----- Given material -----
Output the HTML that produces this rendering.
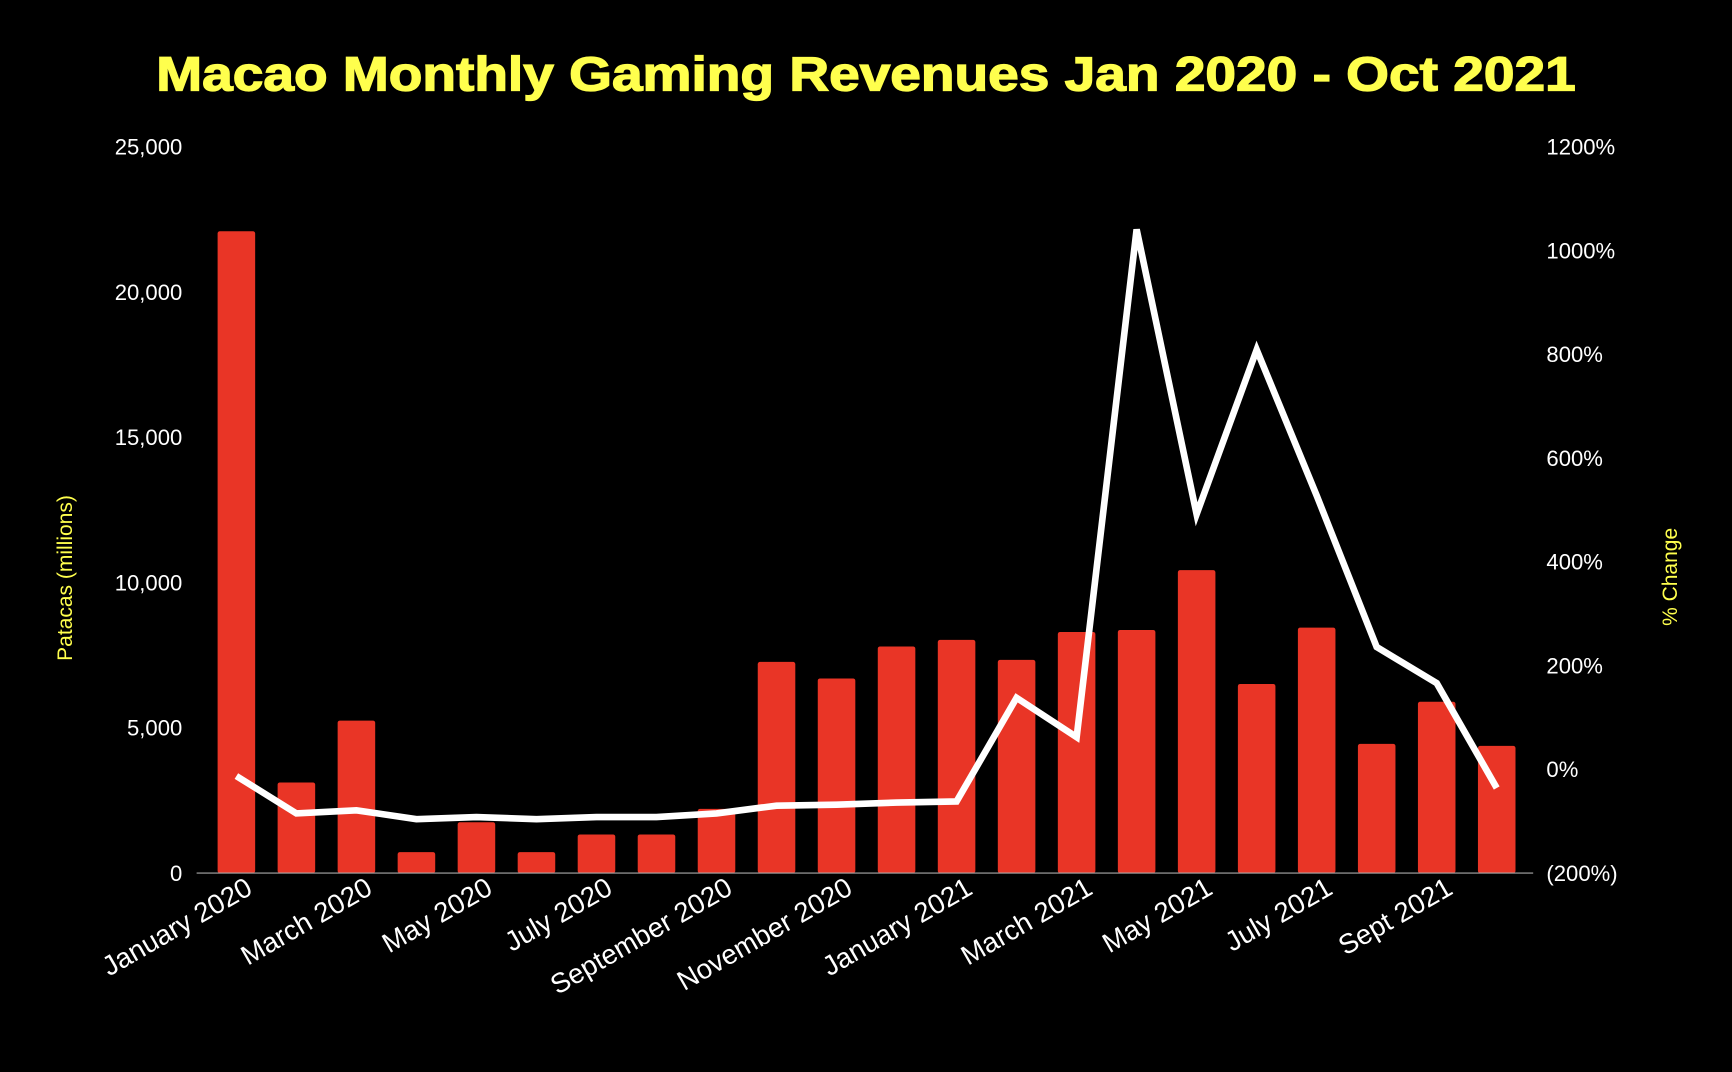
<!DOCTYPE html>
<html><head><meta charset="utf-8"><style>
html,body{margin:0;padding:0;background:#000;width:1732px;height:1072px;overflow:hidden}
svg{display:block}
text{font-family:"Liberation Sans",sans-serif}
</style></head><body>
<svg id="chart" width="1732" height="1072" viewBox="0 0 1568 970" preserveAspectRatio="none" xmlns="http://www.w3.org/2000/svg">
<rect width="1568" height="970" fill="#000"/>
<text x="784" y="82" text-anchor="middle" font-size="44" font-weight="bold" fill="#ffff4d" textLength="1285" lengthAdjust="spacingAndGlyphs" stroke="#ffff4d" stroke-width="1.2">Macao Monthly Gaming Revenues Jan 2020 - Oct 2021</text>
<text transform="translate(65,523) rotate(-90)" text-anchor="middle" font-size="19" fill="#ffff4d">Patacas (millions)</text>
<text transform="translate(1518,522) rotate(-90)" text-anchor="middle" font-size="19" fill="#ffff4d">% Change</text>
<g id="bars"></g><g id="ticks"></g><g id="line"></g>
</svg>
<script>
const months = ["January 2020","Feb 2020","March 2020","Apr 2020","May 2020","Jun 2020","July 2020","Aug 2020","September 2020","Oct 2020","November 2020","Dec 2020","January 2021","Feb 2021","March 2021","Apr 2021","May 2021","Jun 2021","July 2021","Aug 2021","Sept 2021","Oct 2021"];
const revenue = [22100,3120,5250,720,1750,720,1330,1330,2210,7270,6700,7800,8030,7340,8300,8370,10430,6510,8450,4450,5900,4380];
const pctChange = [-13,-85,-79,-96,-92,-96,-92,-92,-85,-70,-68,-64,-62,138,62,1041,492,809,528,236,166,-36];
const leftTicks = [0,5000,10000,15000,20000,25000];
const rightTicks = [-200,0,200,400,600,800,1000,1200];

const NS="http://www.w3.org/2000/svg";
const x0=178,x1=1388,yBase=790,yTop=133;
const first=214,last=1355;
const step=(last-first)/(months.length-1);
const xC=i=>first+step*i;
const yL=v=>yBase-(v/25000)*(yBase-yTop);
const yR=v=>yBase-((v+200)/1400)*(yBase-yTop);
function mk(tag,attrs,parent){const e=document.createElementNS(NS,tag);for(const k in attrs)e.setAttribute(k,attrs[k]);parent.appendChild(e);return e;}
const bars=document.getElementById('bars'),ticks=document.getElementById('ticks'),lineG=document.getElementById('line');
revenue.forEach((v,i)=>{
  const r=mk('rect',{x:xC(i)-17,y:yL(v),width:34,height:yBase-yL(v),fill:'#e93526',rx:2},bars);
  
  
});
const ax=mk('line',{x1:x0,x2:x1,y1:yBase,y2:yBase,stroke:'#aaa','stroke-width':1},ticks);


leftTicks.forEach(v=>{
  const t=mk('text',{x:165,y:yL(v)+7,'text-anchor':'end','font-size':20,fill:'#fff'},ticks);
  t.textContent=v.toLocaleString('en-US');
  
  
});
rightTicks.forEach(v=>{
  const t=mk('text',{x:1400,y:yR(v)+7,'font-size':20,fill:'#fff'},ticks);
  t.textContent=v<0?'('+(-v)+'%)':v+'%';
  
  
});
months.forEach((m,i)=>{
  if(i%2)return;
  const x=xC(i)+16,y=808;
  const t=mk('text',{x:x,y:y,'text-anchor':'end','font-size':25,fill:'#fff',transform:`rotate(-30 ${x} ${y})`},ticks);
  t.textContent=m;
  
  
});
const pts=pctChange.map((v,i)=>xC(i).toFixed(1)+','+yR(v).toFixed(1)).join(' ');
const pl=mk('polyline',{points:pts,fill:'none',stroke:'#fff','stroke-width':6,'stroke-linejoin':'miter'},lineG);


</script>
</body></html>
-----
§ **Stated goal**:
Starting at the top of the listing above, reproduce each line up to and including the one with "const rightTicks = [-200,0,200,400,600,800,1000,1200];"; omit the pictures.

§ **The reply**:
Output the HTML that produces this rendering.
<!DOCTYPE html>
<html><head><meta charset="utf-8"><style>
html,body{margin:0;padding:0;background:#000;width:1732px;height:1072px;overflow:hidden}
svg{display:block}
text{font-family:"Liberation Sans",sans-serif}
</style></head><body>
<svg id="chart" width="1732" height="1072" viewBox="0 0 1568 970" preserveAspectRatio="none" xmlns="http://www.w3.org/2000/svg">
<rect width="1568" height="970" fill="#000"/>
<text x="784" y="82" text-anchor="middle" font-size="44" font-weight="bold" fill="#ffff4d" textLength="1285" lengthAdjust="spacingAndGlyphs" stroke="#ffff4d" stroke-width="1.2">Macao Monthly Gaming Revenues Jan 2020 - Oct 2021</text>
<text transform="translate(65,523) rotate(-90)" text-anchor="middle" font-size="19" fill="#ffff4d">Patacas (millions)</text>
<text transform="translate(1518,522) rotate(-90)" text-anchor="middle" font-size="19" fill="#ffff4d">% Change</text>
<g id="bars"></g><g id="ticks"></g><g id="line"></g>
</svg>
<script>
const months = ["January 2020","Feb 2020","March 2020","Apr 2020","May 2020","Jun 2020","July 2020","Aug 2020","September 2020","Oct 2020","November 2020","Dec 2020","January 2021","Feb 2021","March 2021","Apr 2021","May 2021","Jun 2021","July 2021","Aug 2021","Sept 2021","Oct 2021"];
const revenue = [22100,3120,5250,720,1750,720,1330,1330,2210,7270,6700,7800,8030,7340,8300,8370,10430,6510,8450,4450,5900,4380];
const pctChange = [-13,-85,-79,-96,-92,-96,-92,-92,-85,-70,-68,-64,-62,138,62,1041,492,809,528,236,166,-36];
const leftTicks = [0,5000,10000,15000,20000,25000];
const rightTicks = [-200,0,200,400,600,800,1000,1200];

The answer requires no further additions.